Santiesteban, like many other Cuban political prisoners of whom there is news — as is the case of Ernesto Borges Perez, Sonia Garro and her husband — was hidden from the press in this announced visit.  Maybe, as we know, in order not to ruin for the correspondents the script agreed upon with the government, and in this way to give to the Cuban delegation before the UN’s Human Rights Council the chance to boast that the press visits Cuban jails.

In the case of the prize-winning artist Angel Santiesteban, the determination to destroy him symbolically and physically began for the second time with the opening of his blog The Children Nobody Wanted.

Because Santiesteban is a man marked by the experience of Cuban imprisonment: at 17 years of age he was held in the La Cabana jail for having gone to say goodbye to his uncles and sister who were “illegally” (in a boat) leaving the country, and they were all captured and accused of “counterrevolution.”  All were sent to different jails in Cuba; even the young Santiesteban, who at 17 years of age had only gone to the coast to say goodbye to them.

The national and international prizes, won for his work and his talent, did not erase Angel’s dissident brand, who unlike many Cuban intellectuals could not be bought with foreign trips nor privileges of any kind.  Neither was he paralyzed by fear.

He was judged without legal guarantees, in a fraudulent process as the monitoring of the details of the process itself indicates.  He himself commented on an opportunity:  ”It was so incredible that first we thought that the trial would not be held.”  In the end, it was shown once more that in Cuba there do not exist, within the system and through that legal recourse, independent mechanisms of protection for the citizen who finds himself in the sight of a complex apparatus of State Security.

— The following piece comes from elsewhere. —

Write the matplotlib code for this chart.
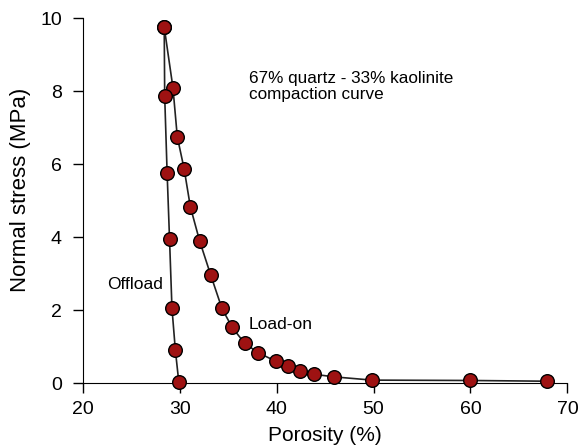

The only thing left to us Cubans is the effective memory of us that people of good will in the world have of us, that they work for solidarity with those who suffer and that they formally impose limits on the Castro government, so that it recognizes once and for all the rights of the Cubans, higher than the ideological monstrosity that serves no one and that is the excuse brandished before the world in order to continue destroying, incarcerating, assassinating, with total impunity within our borders and without recognizing the political opposition.

In the next week, Santiesteban’s lawyer must present a revision of appeal of the case.

May 1, while Cuba is being reviewed in the Periodic Universal Review, some influential people in the world may remember that phrase by Vaclav Havel who also suffered a communist dictatorship:  ”They lie when they say they don’t lie.”

That day, where will Angel Santiesteban and the rest of the Cuban political prisoners be, standing and rebellious?